### To do
Find the lines holding the string "that" in the data, then copy all of them.
══════
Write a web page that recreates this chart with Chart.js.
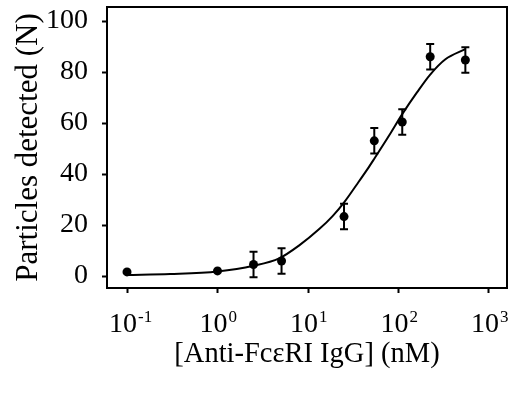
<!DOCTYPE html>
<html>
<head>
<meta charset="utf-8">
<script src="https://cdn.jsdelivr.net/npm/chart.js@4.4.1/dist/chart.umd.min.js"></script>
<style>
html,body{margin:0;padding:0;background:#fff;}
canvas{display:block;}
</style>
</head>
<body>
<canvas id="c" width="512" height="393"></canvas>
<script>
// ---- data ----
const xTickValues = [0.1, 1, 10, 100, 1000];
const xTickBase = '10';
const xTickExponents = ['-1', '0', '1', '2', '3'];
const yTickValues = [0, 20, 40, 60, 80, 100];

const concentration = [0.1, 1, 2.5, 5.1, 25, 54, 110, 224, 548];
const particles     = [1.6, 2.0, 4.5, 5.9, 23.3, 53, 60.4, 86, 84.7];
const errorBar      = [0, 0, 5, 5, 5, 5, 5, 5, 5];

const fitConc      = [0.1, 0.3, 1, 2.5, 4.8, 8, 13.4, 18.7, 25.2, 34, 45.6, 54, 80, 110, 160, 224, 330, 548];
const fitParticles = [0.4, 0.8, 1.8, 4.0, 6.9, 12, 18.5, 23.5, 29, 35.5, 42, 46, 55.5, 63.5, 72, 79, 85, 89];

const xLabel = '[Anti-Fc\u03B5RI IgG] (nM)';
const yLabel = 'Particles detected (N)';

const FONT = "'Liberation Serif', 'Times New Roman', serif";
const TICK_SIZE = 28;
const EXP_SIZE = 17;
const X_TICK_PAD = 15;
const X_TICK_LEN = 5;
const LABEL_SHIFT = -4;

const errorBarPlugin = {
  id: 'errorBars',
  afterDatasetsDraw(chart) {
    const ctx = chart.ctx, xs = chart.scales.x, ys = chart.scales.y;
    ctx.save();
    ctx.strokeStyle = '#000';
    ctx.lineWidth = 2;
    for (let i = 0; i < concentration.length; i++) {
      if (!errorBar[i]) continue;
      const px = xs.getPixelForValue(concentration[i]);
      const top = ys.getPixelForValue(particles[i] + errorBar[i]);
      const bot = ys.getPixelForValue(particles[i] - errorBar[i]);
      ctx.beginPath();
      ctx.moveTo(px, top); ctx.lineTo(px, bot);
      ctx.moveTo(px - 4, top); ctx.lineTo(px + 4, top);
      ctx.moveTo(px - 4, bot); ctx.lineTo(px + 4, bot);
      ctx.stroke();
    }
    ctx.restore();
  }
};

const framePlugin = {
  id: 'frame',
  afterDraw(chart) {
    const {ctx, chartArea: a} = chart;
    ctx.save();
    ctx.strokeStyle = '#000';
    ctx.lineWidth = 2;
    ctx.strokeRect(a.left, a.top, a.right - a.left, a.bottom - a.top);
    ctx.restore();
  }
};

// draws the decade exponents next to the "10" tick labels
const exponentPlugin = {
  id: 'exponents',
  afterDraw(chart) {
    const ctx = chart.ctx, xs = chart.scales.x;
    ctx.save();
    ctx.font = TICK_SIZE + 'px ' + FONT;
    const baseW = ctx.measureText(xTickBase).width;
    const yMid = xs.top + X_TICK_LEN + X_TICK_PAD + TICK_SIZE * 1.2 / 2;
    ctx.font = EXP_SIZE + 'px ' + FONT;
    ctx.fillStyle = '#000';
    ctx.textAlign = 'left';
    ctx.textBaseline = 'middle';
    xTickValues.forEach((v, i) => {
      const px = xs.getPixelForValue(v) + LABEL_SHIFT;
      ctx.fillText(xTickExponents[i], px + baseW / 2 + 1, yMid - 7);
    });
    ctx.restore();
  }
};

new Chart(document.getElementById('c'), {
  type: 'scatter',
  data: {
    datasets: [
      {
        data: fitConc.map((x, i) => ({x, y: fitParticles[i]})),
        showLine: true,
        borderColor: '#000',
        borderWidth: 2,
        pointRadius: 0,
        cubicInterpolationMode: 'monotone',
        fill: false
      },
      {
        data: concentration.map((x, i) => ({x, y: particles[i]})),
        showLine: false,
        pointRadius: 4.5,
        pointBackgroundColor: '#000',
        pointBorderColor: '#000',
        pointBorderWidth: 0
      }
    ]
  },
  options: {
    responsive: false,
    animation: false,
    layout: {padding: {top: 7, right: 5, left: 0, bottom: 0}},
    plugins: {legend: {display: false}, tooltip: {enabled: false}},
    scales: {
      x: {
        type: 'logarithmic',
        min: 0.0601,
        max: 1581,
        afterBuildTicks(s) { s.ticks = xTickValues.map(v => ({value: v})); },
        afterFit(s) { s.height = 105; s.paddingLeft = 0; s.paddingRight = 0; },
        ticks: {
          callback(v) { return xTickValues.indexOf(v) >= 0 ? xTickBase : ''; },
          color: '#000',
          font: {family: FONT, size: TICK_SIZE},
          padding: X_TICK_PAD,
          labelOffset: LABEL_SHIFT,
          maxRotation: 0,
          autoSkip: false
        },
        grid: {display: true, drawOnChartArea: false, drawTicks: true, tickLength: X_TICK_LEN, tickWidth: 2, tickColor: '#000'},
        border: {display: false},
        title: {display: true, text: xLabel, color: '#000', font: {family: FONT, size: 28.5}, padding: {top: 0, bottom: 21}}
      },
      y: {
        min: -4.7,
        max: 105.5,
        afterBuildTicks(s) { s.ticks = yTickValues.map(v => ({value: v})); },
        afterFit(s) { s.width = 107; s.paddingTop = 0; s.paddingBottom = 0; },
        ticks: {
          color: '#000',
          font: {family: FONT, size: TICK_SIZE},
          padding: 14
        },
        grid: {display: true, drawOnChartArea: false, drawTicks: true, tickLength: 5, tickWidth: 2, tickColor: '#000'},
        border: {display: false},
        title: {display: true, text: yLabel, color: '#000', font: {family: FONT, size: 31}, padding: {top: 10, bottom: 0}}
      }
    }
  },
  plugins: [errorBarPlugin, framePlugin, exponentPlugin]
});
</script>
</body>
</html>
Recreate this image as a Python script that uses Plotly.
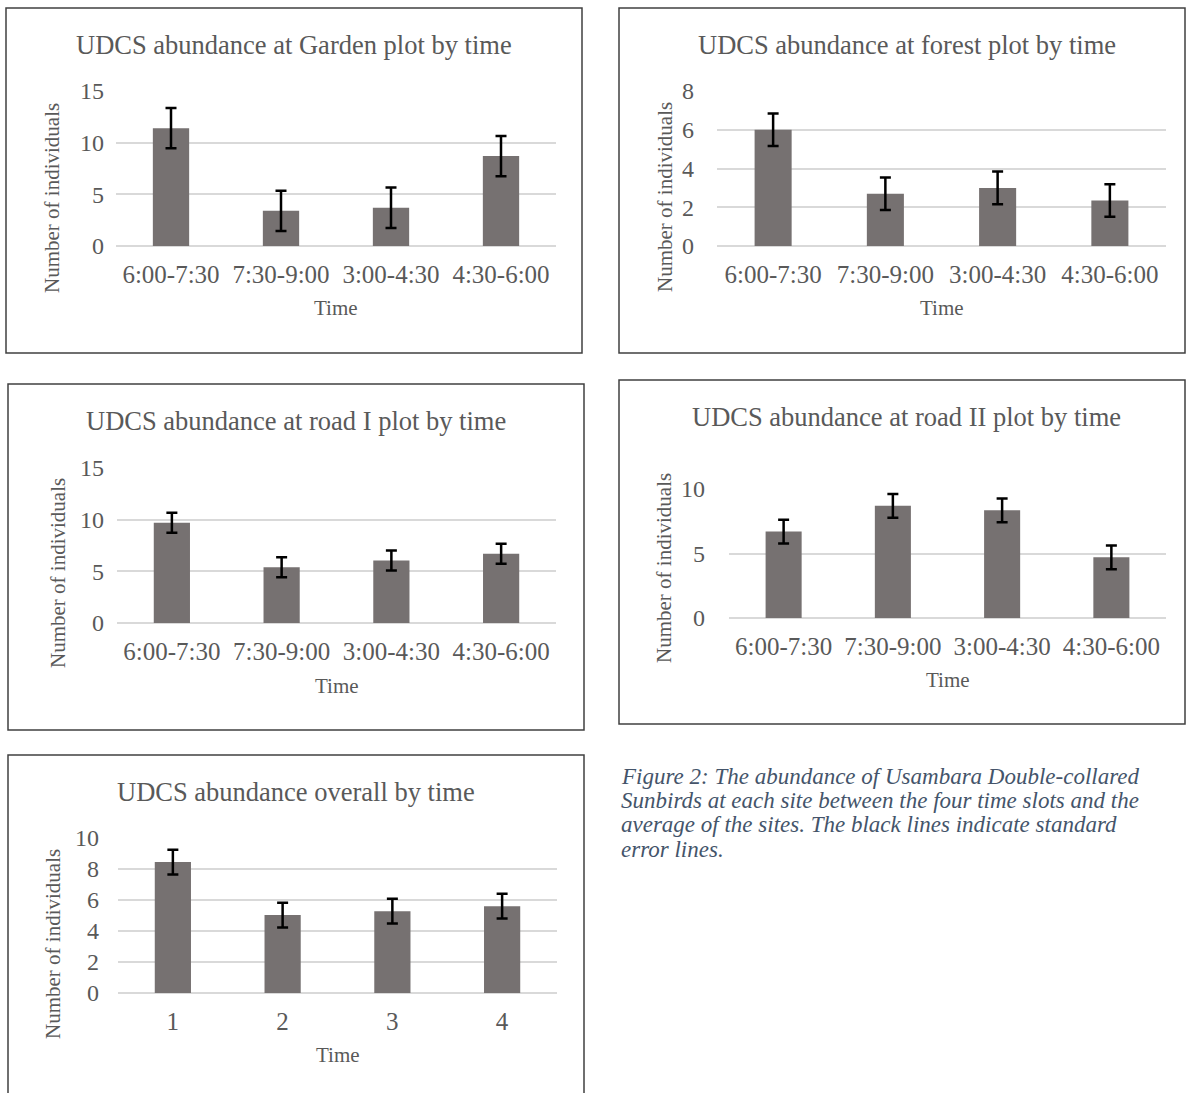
══════
### Full solution
Write a web page that recreates this chart with Chart.js.
Recreate this image as a Python script that uses Plotly.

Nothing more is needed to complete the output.